The battle between Streep and Hoffman continued, with him changing up scenes without letting her know to get a candid reaction, and taunting her with the name of “John Cazale” when he was out of the director’s earshot. He thought this would be the way to get Streep to implode on camera when she delivered Joanna’s speech on the stand.

“Were you a failure at the one most important relationship in your life?” Hoffman said to Streep before the courtroom scene. Her eyes watered and her lips tensed, but Benton saw what had happened and turned on the cameras.

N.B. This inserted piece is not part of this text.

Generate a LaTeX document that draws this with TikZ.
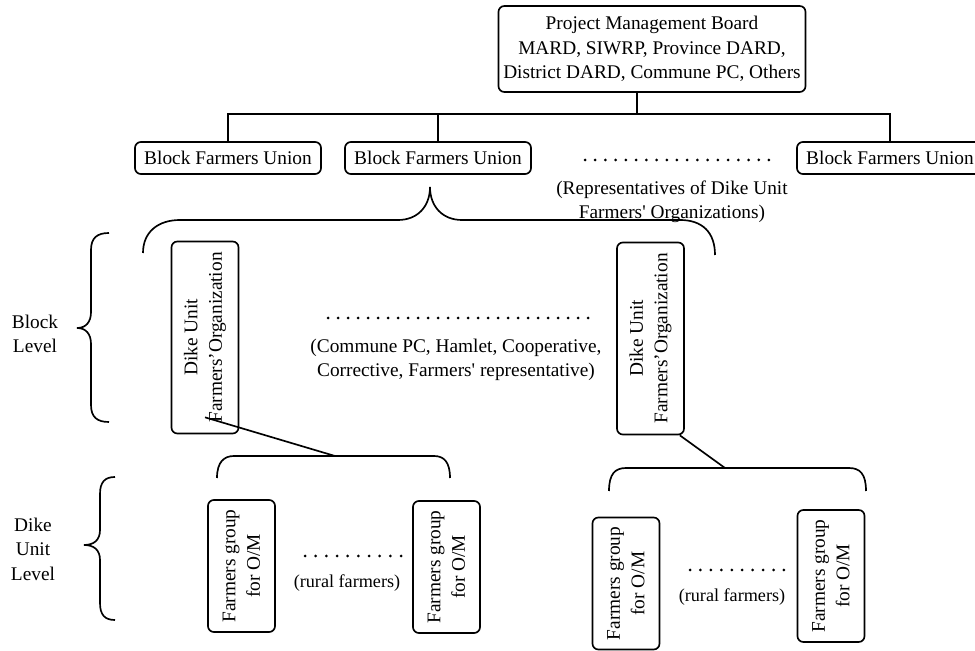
\documentclass[tikz,border=0pt]{standalone}
\usepackage{fontspec}
\setmainfont{Liberation Serif}
\usetikzlibrary{calc}

\begin{document}
\begin{tikzpicture}[x=0.6pt,y=-0.6pt,line width=1pt,
		font=\fontsize{11.6}{14.7}\selectfont,
		unitbox/.style={draw,rounded corners=3.5pt,align=center,inner sep=2pt},
		unionbox/.style={unitbox,minimum width=111.6pt,minimum height=19.2pt},
		orgbox/.style={unitbox,rotate=90,minimum width=115.2pt,minimum height=40.2pt},
		groupbox/.style={unitbox,rotate=90,minimum width=79.2pt,minimum height=40.2pt},
		small/.style={font=\fontsize{10.9}{13}\selectfont}]
		\useasboundingbox (0,0) rectangle (975,651);
%		\draw [color=gray!50] [step=50] (0,0) grid (975,651);
		\node [unitbox,minimum width=184.2pt,minimum height=51.6pt] (pmb) at (652,49) {Project Management Board\\MARD, SIWRP, Province DARD,\\District DARD, Commune PC, Others};
		\node [unionbox] (bfu1) at (228,158) {Block Farmers Union};
		\node [unionbox] (bfu2) at (438,158) {Block Farmers Union};
		\node [unionbox] (bfu4) at (890,158) {Block Farmers Union};
		\coordinate (bus) at (637,114);
		\draw (pmb.south -| bus) -- (bus);
		\draw (bfu1.north) -- (bfu1.north |- bus) -- (bfu4.north |- bus) -- (bfu4.north);
		\draw (bfu2.north) -- (bfu2.north |- bus);
		\foreach \i in {0,...,18} \fill (585+10.22*\i,160) circle [radius=0.9pt];
		\node [align=center] (reps) at (672,202) {(Representatives of Dike Unit\\Farmers\textquotesingle{} Organizations)};
		% brace under the second union
		\draw (143,253) .. controls (143,232) and (158,220) .. (180,220) -- (398,220) .. controls (418,220) and (430,206) .. (430,187) .. controls (430,206) and (442,220) .. (462,220) -- (680,220) .. controls (702,220) and (715,232) .. (715,255);
		\node [orgbox] (dufo1) at (205,337.5) {Dike Unit\\Farmers’Organization};
		\node [orgbox] (dufo2) at (650.5,338.5) {Dike Unit\\Farmers’Organization};
		\foreach \i in {0,...,26} \fill (328+10*\i,318) circle [radius=0.9pt];
		\node [align=center] (members) at (456,360) {(Commune PC, Hamlet, Cooperative,\\Corrective, Farmers\textquotesingle{} representative)};
		% levels
		\node [align=center] (blocklevel) at (35,334) {Block\\Level};
		\draw (109,233) .. controls (97,233) and (91,238) .. (91,250) -- (91,312) .. controls (91,322) and (86,328) .. (77,328) .. controls (86,328) and (91,334) .. (91,344) -- (91,405) .. controls (91,417) and (97,422) .. (109,422);
		\node [align=center] (dikelevel) at (33,549) {Dike\\Unit\\Level};
		\draw (115,477) .. controls (105,477) and (100,482) .. (100,494) -- (100,530) .. controls (100,540) and (94,545) .. (84,545) .. controls (94,545) and (100,550) .. (100,560) -- (100,603) .. controls (100,615) and (105,620) .. (115,620);
		% dike unit groups
		\coordinate (lowtip1) at (335,456);
		\coordinate (lowtip2) at (725,468);
		\draw ($(dufo1.west)+(0,-17)$) -- (lowtip1);
		\draw ($(dufo2.south west)+(-5,0)$) -- (lowtip2);
		\draw (217,478) .. controls (217,462) and (224,456) .. (234,456) -- (434,456) .. controls (444,456) and (450,462) .. (450,478);
		\draw (609,491) .. controls (609,474) and (615,468) .. (626,468) -- (849,468) .. controls (860,468) and (866,474) .. (866,491);
		\node [groupbox] (fg1) at (241.5,566) {Farmers group\\for O/M};
		\node [groupbox] (fg2) at (446.5,567) {Farmers group\\for O/M};
		\node [groupbox] (fg3) at (626,583.5) {Farmers group\\for O/M};
		\node [groupbox] (fg4) at (831,576) {Farmers group\\for O/M};
		\foreach \i in {0,...,9} \fill (305+10.67*\i,556) circle [radius=0.9pt];
		\node [small] (rural1) at (347,583) {(rural farmers)};
		\foreach \i in {0,...,9} \fill (690+10.44*\i,570) circle [radius=0.9pt];
		\node [small] (rural2) at (732,597) {(rural farmers)};
	\end{tikzpicture}
\end{document}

“This picture started out belonging to Ted Kramer, and by the end it belonged to both of them,” Benton said. “And there was no way Hoffman could shake her. No way he could do anything to shake her. She was just there, and she was an incredible force.” When she told Hoffman she planned on going back to the theater, he said, “You’re never going back.”

Now, 37 years later, Streep has several Academy Awards under her belt (even one for Best Supporting Actress for “Kramer vs. Kramer”) and is called the “best actress of her generation.” Streep went on to film movies like “Sophie’s Choice,” “A.I. Artificial Intelligence” and “The Iron Lady.”